Write the lines out again, from the top of the material to the line containing "const W = 772, H = 579;", pictures excluded.
──────────────────────────────
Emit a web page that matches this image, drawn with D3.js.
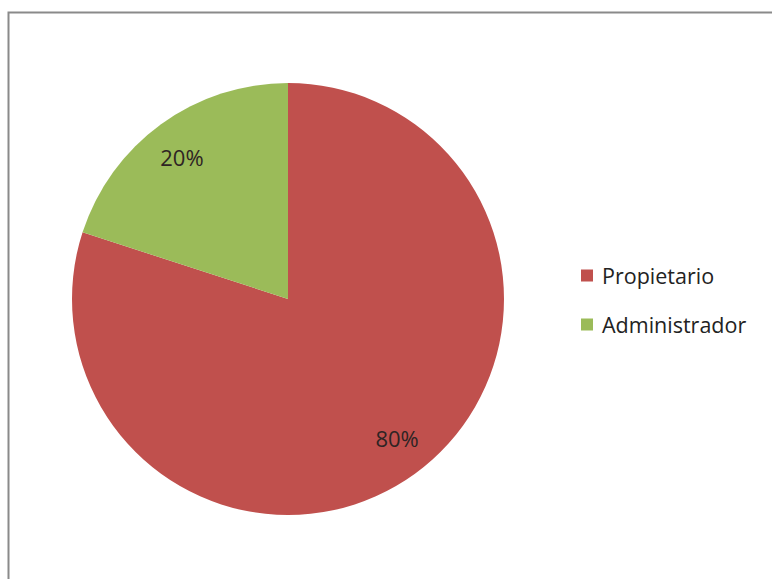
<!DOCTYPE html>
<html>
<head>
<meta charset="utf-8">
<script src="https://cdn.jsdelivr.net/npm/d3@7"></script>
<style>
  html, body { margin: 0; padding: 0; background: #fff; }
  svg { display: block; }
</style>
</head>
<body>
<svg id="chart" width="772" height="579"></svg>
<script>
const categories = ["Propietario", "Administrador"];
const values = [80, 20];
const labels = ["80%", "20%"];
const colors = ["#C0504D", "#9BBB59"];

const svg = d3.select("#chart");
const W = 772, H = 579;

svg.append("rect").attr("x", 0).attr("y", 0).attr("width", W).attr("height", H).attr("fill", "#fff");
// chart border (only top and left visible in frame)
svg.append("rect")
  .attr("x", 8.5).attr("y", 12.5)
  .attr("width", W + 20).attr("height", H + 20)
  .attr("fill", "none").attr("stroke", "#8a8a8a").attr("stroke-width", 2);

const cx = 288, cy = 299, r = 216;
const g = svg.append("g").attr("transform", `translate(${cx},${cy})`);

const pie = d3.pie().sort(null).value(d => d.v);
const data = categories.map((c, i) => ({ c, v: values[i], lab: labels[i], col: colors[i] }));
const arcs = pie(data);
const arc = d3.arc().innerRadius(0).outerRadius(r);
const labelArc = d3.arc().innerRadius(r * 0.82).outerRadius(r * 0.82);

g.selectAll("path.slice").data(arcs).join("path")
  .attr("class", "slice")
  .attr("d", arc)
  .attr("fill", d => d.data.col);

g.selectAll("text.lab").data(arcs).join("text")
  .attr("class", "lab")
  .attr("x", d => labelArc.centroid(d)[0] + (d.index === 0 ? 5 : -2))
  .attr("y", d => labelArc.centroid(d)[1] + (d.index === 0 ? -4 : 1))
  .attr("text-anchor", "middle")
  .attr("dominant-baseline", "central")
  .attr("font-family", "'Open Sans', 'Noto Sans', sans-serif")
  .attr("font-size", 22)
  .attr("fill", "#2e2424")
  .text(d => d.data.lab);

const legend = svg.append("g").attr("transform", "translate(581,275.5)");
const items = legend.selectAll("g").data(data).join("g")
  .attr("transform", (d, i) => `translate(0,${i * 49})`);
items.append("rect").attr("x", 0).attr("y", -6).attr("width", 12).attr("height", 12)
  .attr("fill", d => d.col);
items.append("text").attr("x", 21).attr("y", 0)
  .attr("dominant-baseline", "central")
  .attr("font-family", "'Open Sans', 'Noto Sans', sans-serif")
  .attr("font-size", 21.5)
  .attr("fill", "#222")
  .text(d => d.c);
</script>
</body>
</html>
──────────────────────────────
**EXERCISE ANSWER**
Emit a web page that matches this image, drawn with D3.js.
<!DOCTYPE html>
<html>
<head>
<meta charset="utf-8">
<script src="https://cdn.jsdelivr.net/npm/d3@7"></script>
<style>
  html, body { margin: 0; padding: 0; background: #fff; }
  svg { display: block; }
</style>
</head>
<body>
<svg id="chart" width="772" height="579"></svg>
<script>
const categories = ["Propietario", "Administrador"];
const values = [80, 20];
const labels = ["80%", "20%"];
const colors = ["#C0504D", "#9BBB59"];

const svg = d3.select("#chart");
const W = 772, H = 579;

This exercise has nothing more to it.